On Tuesday, June’s existing home sales data was released. Existing sales fell by 1.7 percent during the month, against expectations for a smaller decline of 0.4 percent. This marks the 16th straight month of year-over-year declines in existing home sales. Rising prices and a lack of supply in some regions remain headwinds for potential buyers.
On a brighter note, Wednesday’s release of new home sales data came in better than expected. New home sales grew by 7 percent in June, higher than the 5.1 percent growth that was expected. Although this result was encouraging, existing homes are a much larger part of the housing market. So, overall, this was a disappointing month for housing sales.
On Thursday, June’s durable goods orders report was released. Orders grew by 2 percent in June against expectations for 0.7 percent growth. This faster growth was largely driven by higher-than-expected aircraft orders, which increased despite the ongoing struggles with the grounded Boeing 737 MAX. With that being said, the core durable goods figure, which strips out transportation orders, grew by a solid 1.2 percent, indicating that overall business equipment spending was strong during the month.
We ended the week with the release of the first estimate of second-quarter GDP growth on Friday. The economy grew at an annualized rate of 2.1 percent in the second quarter. This result is down from the 3.1 percent growth rate of the first quarter but higher than expectations for 1.8 percent growth. This result was due to a rise in personal consumption, which grew by 4.3 percent during the quarter, up from just 1 percent in the first quarter. Higher-than-expected government spending also helped fuel some of the second quarter’s growth. Net trade and business inventories, which were the major drivers of first-quarter growth, both ended up detracting from second-quarter GDP growth.

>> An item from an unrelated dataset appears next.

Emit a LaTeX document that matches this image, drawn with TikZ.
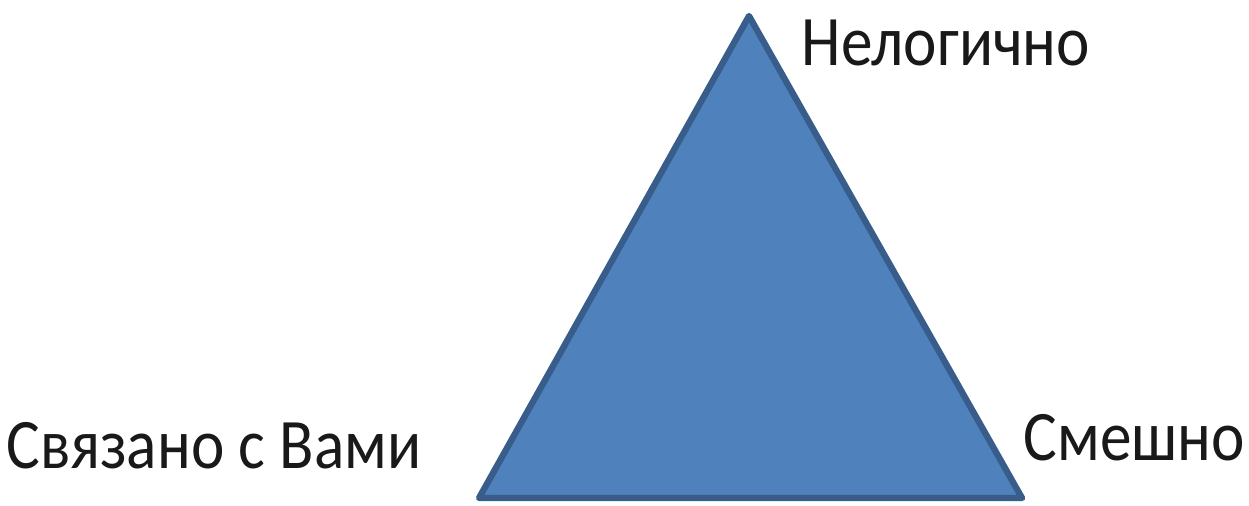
\documentclass[tikz,border=0pt]{standalone}
\usepackage{fontspec}
\setmainfont[FakeStretch=0.89]{Carlito}
\definecolor{triFill}{HTML}{4F81BD}
\definecolor{triEdge}{HTML}{385D8A}
\begin{document}
\begin{tikzpicture}[
    x=0.01cm, y=-0.01cm,
    font=\fontsize{20.2pt}{24pt}\selectfont,
    tri/.style={fill=triFill, draw=triEdge, line width=1.8pt, line join=round},
    corner/.style={anchor=base west, inner sep=0pt, color=black!90},
]
    % ============= Frame =============
    \useasboundingbox (0,0) rectangle (1249,505);

    % ============= Triangle =============
    \coordinate (top) at (749,16);
    \coordinate (left) at (479,498);
    \coordinate (right) at (1022,498);
    \draw[tri] (top) -- (right) -- (left) -- cycle;

    % ============= Corner labels =============
    \node[corner] (illogical) at (801,65) {Нелогично};
    \node[corner] (related) at (6,468) {Связано с Вами};
    \node[corner] (funny) at (1023,460) {Смешно};
\end{tikzpicture}
\end{document}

The week will start with June’s personal income and personal spending reports, which are scheduled to be released on Tuesday. Both are expected to show solid 0.3 percent monthly growth, following similar growth figures from May. If these estimates hold, it will mark five straight months of income growth and four straight months of spending growth.
One of the major drivers of consumer spending is high consumer confidence levels. On Tuesday, we will see the Conference Board Consumer Confidence Index for July, which is expected to increase from 121.5 to 125. With low unemployment and equity markets near or at all-time highs, a bounce back in confidence following May’s decline makes sense.
The FOMC is meeting on Tuesday and Wednesday and will release its rate decision on Wednesday afternoon. Economists widely expect the Fed to cut the range for the federal funds rate by 25 bps in response to increasing trade tensions and slowing global economic growth. There is an outside chance that the FOMC will choose to cut rates by 50 bps, but recent comments from Fed officials indicate that a 25 bp cut is more likely. The market is currently pricing in a roughly 85 percent chance of a 25 bp cut. This would be the first rate cut since December 2008 and would likely signal a more supportive monetary policy going forward.
On Thursday, the ISM Manufacturing survey is set to be released. This measure of manufacturers’ confidence is expected to increase from 51.7 to 52 in July, following a large decline in June. Although the expected increase isn’t large, manufacturer confidence has been declining since April, so any positive result here would be welcome.
On Friday, we will get a look at June’s international trade balance. The trade deficit is expected to decline slightly from $55.5 billion in May to $54.5 billion in June. Both imports and exports are expected to show declines in the face of ongoing trade turbulence and slowing global economic growth.
Also on Friday, we will see the release of July’s employment report. Approximately 160,000 new jobs are expected in July after a surge of 224,000 new jobs in June. The unemployment rate is expected to stay flat at 3.7 percent, which is near multidecade lows. Overall, the jobs market remains healthy, despite job growth slowing from 2018 levels.
Finally, we’ll finish out the week with the second and final report for the University of Michigan consumer sentiment survey for July. Similar to the Conference Board figure set to be released on Tuesday, the University of Michigan survey is expected to increase modestly from 98.4 to 98.5 in July, based on the same tailwinds for the Conference Board survey.
That’s it for this week—thanks for reading!